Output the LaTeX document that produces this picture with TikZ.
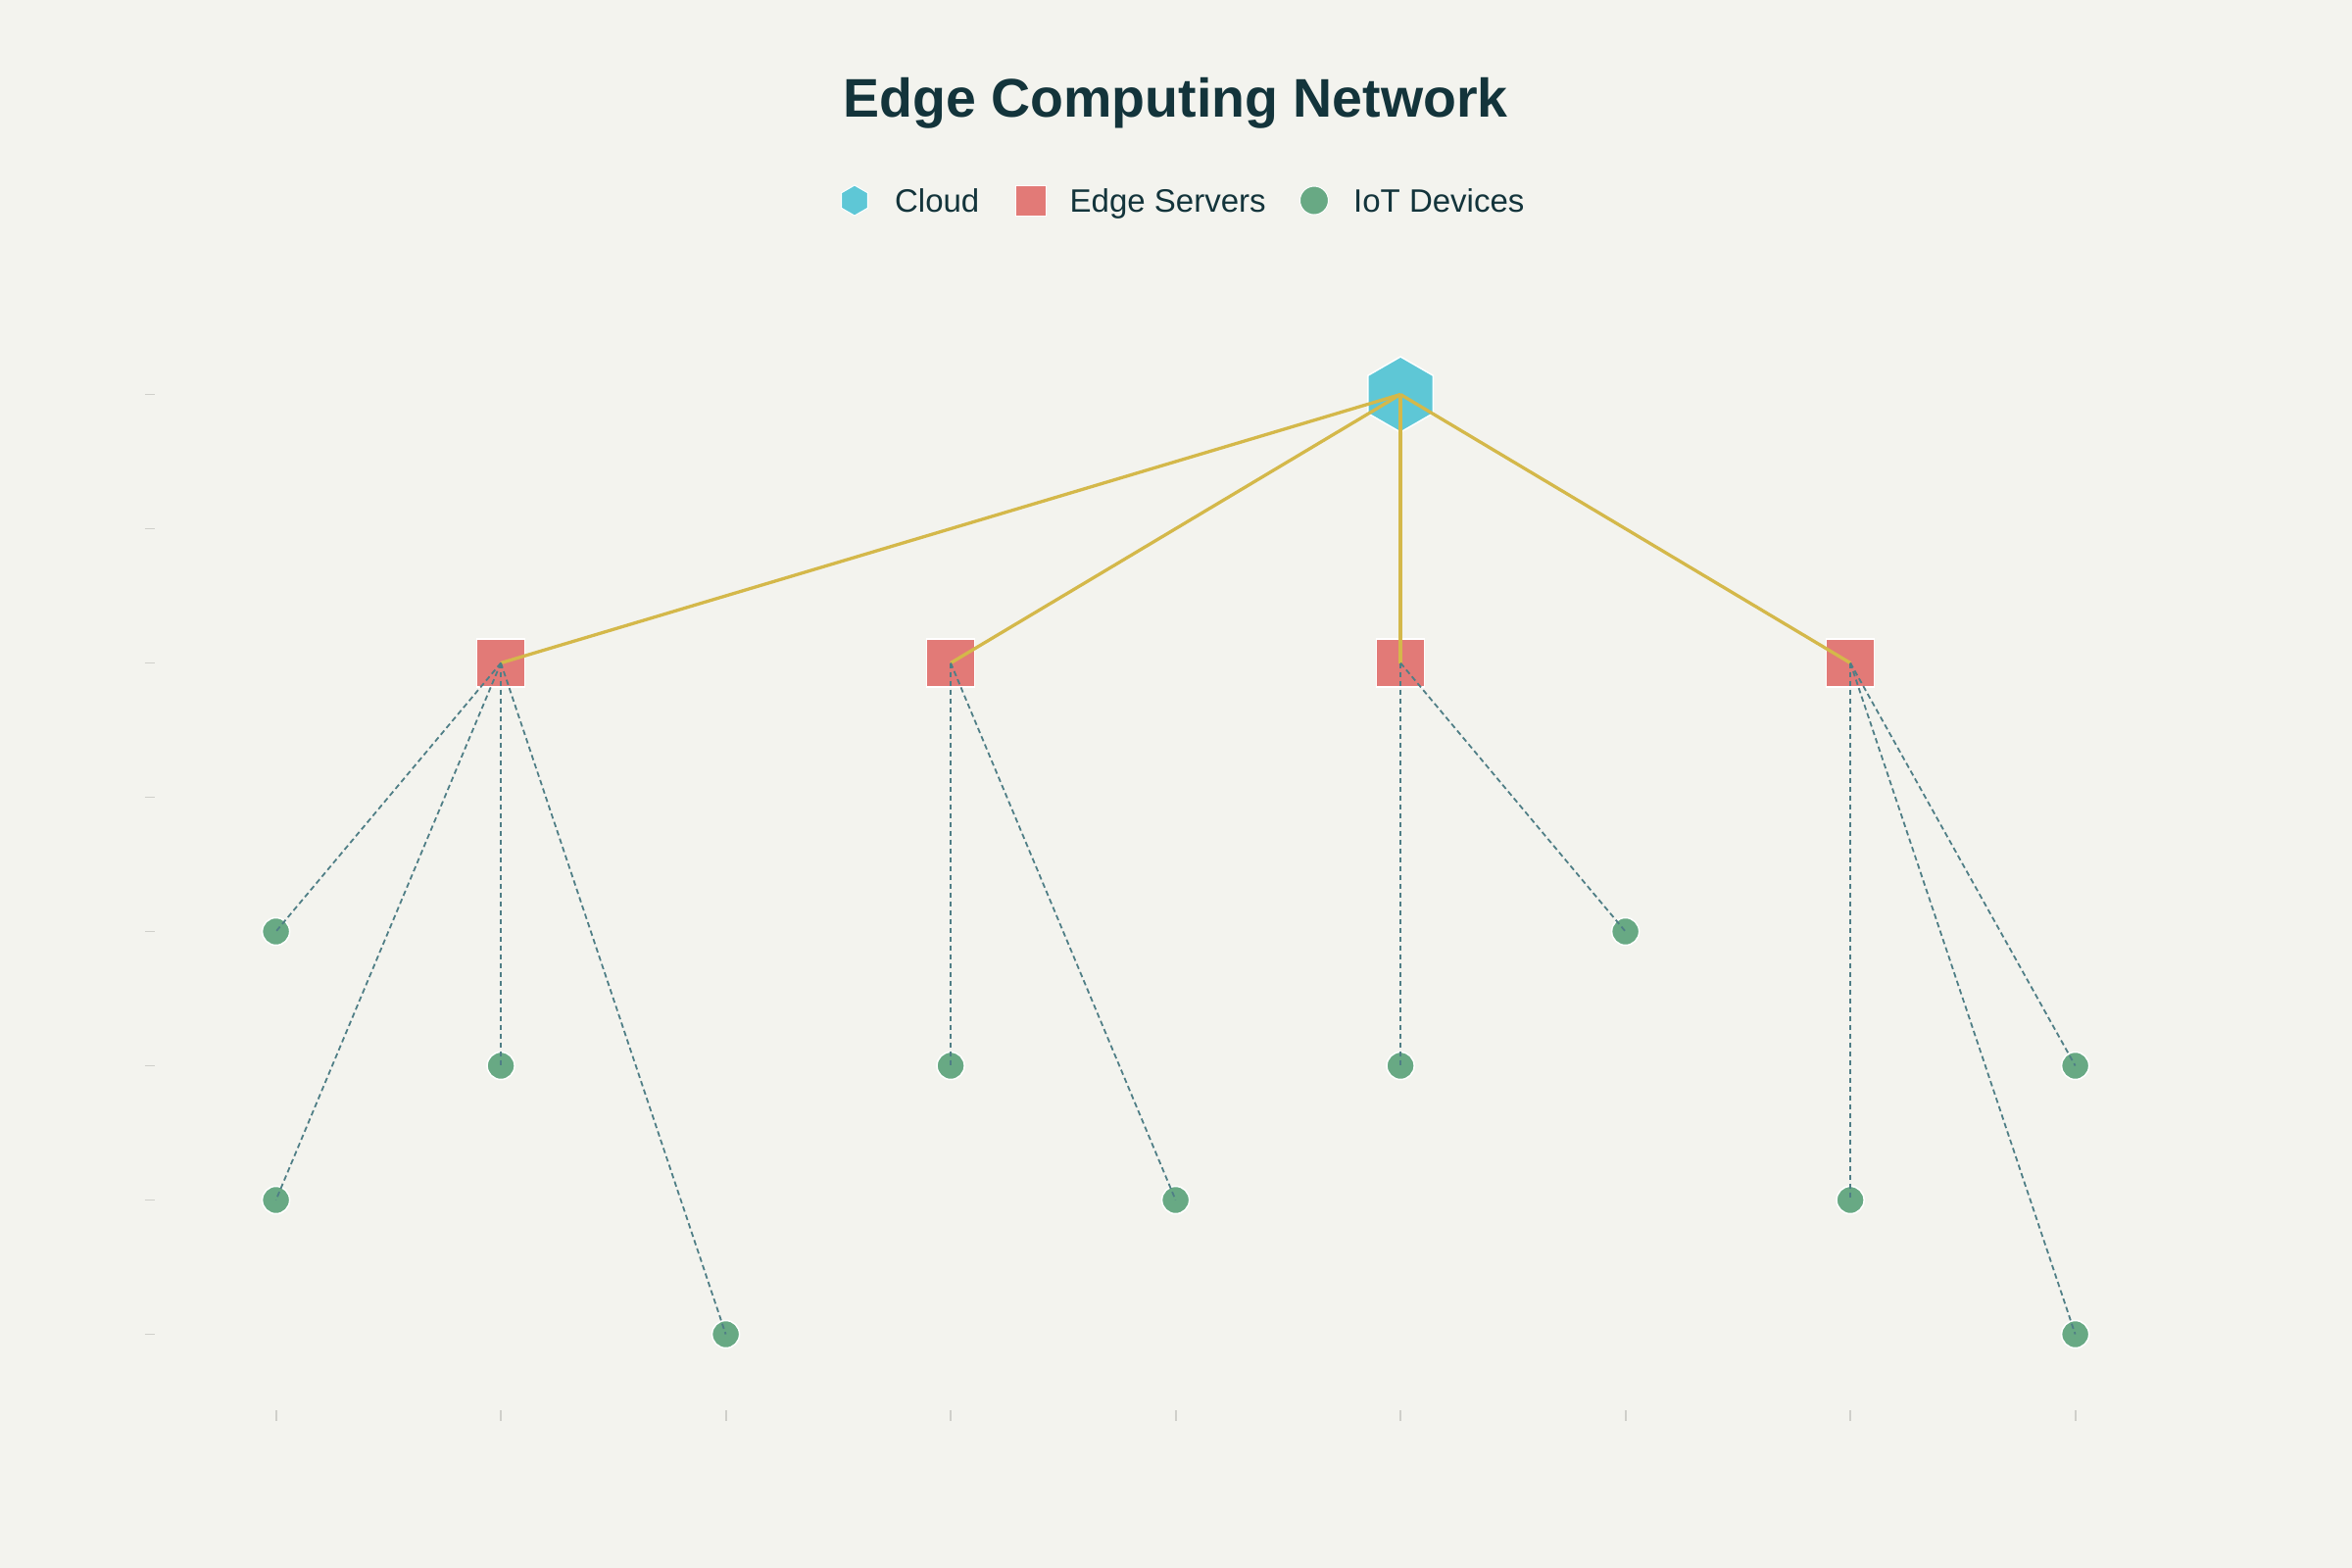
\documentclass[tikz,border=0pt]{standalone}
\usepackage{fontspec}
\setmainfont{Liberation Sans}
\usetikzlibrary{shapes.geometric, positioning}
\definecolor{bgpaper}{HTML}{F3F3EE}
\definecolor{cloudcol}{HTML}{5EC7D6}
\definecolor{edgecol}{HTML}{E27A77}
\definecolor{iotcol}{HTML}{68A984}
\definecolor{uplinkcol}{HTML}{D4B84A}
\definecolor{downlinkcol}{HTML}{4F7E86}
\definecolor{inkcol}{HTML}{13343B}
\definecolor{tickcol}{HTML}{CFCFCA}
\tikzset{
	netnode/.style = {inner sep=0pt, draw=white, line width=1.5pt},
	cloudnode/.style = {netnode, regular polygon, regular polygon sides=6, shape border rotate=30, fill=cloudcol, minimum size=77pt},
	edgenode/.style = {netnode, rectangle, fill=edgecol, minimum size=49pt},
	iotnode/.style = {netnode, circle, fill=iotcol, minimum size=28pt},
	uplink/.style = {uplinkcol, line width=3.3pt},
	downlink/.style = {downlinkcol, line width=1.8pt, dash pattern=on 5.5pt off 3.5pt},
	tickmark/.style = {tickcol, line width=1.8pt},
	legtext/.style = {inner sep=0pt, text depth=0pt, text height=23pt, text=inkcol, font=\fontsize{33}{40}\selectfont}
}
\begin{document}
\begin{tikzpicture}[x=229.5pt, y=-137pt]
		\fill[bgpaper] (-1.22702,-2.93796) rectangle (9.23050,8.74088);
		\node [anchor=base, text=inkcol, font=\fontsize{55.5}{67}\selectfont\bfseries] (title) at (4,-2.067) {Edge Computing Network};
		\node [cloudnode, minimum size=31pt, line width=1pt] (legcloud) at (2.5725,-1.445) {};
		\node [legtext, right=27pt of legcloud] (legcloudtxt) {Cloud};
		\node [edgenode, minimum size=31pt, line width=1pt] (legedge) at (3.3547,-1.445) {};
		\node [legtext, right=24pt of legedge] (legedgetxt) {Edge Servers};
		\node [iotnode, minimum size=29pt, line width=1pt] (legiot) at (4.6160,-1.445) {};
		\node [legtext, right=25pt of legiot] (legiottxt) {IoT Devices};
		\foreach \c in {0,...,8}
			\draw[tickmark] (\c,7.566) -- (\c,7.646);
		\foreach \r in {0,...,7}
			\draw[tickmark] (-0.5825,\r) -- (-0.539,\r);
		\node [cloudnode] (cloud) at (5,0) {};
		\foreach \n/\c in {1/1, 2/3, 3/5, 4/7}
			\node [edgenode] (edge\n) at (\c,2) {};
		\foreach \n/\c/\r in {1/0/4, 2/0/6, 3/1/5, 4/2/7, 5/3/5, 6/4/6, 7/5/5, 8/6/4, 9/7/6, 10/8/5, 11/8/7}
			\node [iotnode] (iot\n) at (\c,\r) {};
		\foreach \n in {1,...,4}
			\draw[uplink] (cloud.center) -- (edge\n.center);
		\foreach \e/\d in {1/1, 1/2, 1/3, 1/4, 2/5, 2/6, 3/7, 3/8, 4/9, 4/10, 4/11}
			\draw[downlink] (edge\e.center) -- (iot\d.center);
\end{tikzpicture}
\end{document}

• **TASK INSTRUCTIONS**
Restate the entire listing word for word, excluding pictures.

• **ANSWER FOR THIS EXERCISE**
Output the LaTeX document that produces this picture with TikZ.
\documentclass[tikz,border=0pt]{standalone}
\usepackage{fontspec}
\setmainfont{Liberation Sans}
\usetikzlibrary{shapes.geometric, positioning}
\definecolor{bgpaper}{HTML}{F3F3EE}
\definecolor{cloudcol}{HTML}{5EC7D6}
\definecolor{edgecol}{HTML}{E27A77}
\definecolor{iotcol}{HTML}{68A984}
\definecolor{uplinkcol}{HTML}{D4B84A}
\definecolor{downlinkcol}{HTML}{4F7E86}
\definecolor{inkcol}{HTML}{13343B}
\definecolor{tickcol}{HTML}{CFCFCA}
\tikzset{
	netnode/.style = {inner sep=0pt, draw=white, line width=1.5pt},
	cloudnode/.style = {netnode, regular polygon, regular polygon sides=6, shape border rotate=30, fill=cloudcol, minimum size=77pt},
	edgenode/.style = {netnode, rectangle, fill=edgecol, minimum size=49pt},
	iotnode/.style = {netnode, circle, fill=iotcol, minimum size=28pt},
	uplink/.style = {uplinkcol, line width=3.3pt},
	downlink/.style = {downlinkcol, line width=1.8pt, dash pattern=on 5.5pt off 3.5pt},
	tickmark/.style = {tickcol, line width=1.8pt},
	legtext/.style = {inner sep=0pt, text depth=0pt, text height=23pt, text=inkcol, font=\fontsize{33}{40}\selectfont}
}
\begin{document}
\begin{tikzpicture}[x=229.5pt, y=-137pt]
		\fill[bgpaper] (-1.22702,-2.93796) rectangle (9.23050,8.74088);
		\node [anchor=base, text=inkcol, font=\fontsize{55.5}{67}\selectfont\bfseries] (title) at (4,-2.067) {Edge Computing Network};
		\node [cloudnode, minimum size=31pt, line width=1pt] (legcloud) at (2.5725,-1.445) {};
		\node [legtext, right=27pt of legcloud] (legcloudtxt) {Cloud};
		\node [edgenode, minimum size=31pt, line width=1pt] (legedge) at (3.3547,-1.445) {};
		\node [legtext, right=24pt of legedge] (legedgetxt) {Edge Servers};
		\node [iotnode, minimum size=29pt, line width=1pt] (legiot) at (4.6160,-1.445) {};
		\node [legtext, right=25pt of legiot] (legiottxt) {IoT Devices};
		\foreach \c in {0,...,8}
			\draw[tickmark] (\c,7.566) -- (\c,7.646);
		\foreach \r in {0,...,7}
			\draw[tickmark] (-0.5825,\r) -- (-0.539,\r);
		\node [cloudnode] (cloud) at (5,0) {};
		\foreach \n/\c in {1/1, 2/3, 3/5, 4/7}
			\node [edgenode] (edge\n) at (\c,2) {};
		\foreach \n/\c/\r in {1/0/4, 2/0/6, 3/1/5, 4/2/7, 5/3/5, 6/4/6, 7/5/5, 8/6/4, 9/7/6, 10/8/5, 11/8/7}
			\node [iotnode] (iot\n) at (\c,\r) {};
		\foreach \n in {1,...,4}
			\draw[uplink] (cloud.center) -- (edge\n.center);
		\foreach \e/\d in {1/1, 1/2, 1/3, 1/4, 2/5, 2/6, 3/7, 3/8, 4/9, 4/10, 4/11}
			\draw[downlink] (edge\e.center) -- (iot\d.center);
\end{tikzpicture}
\end{document}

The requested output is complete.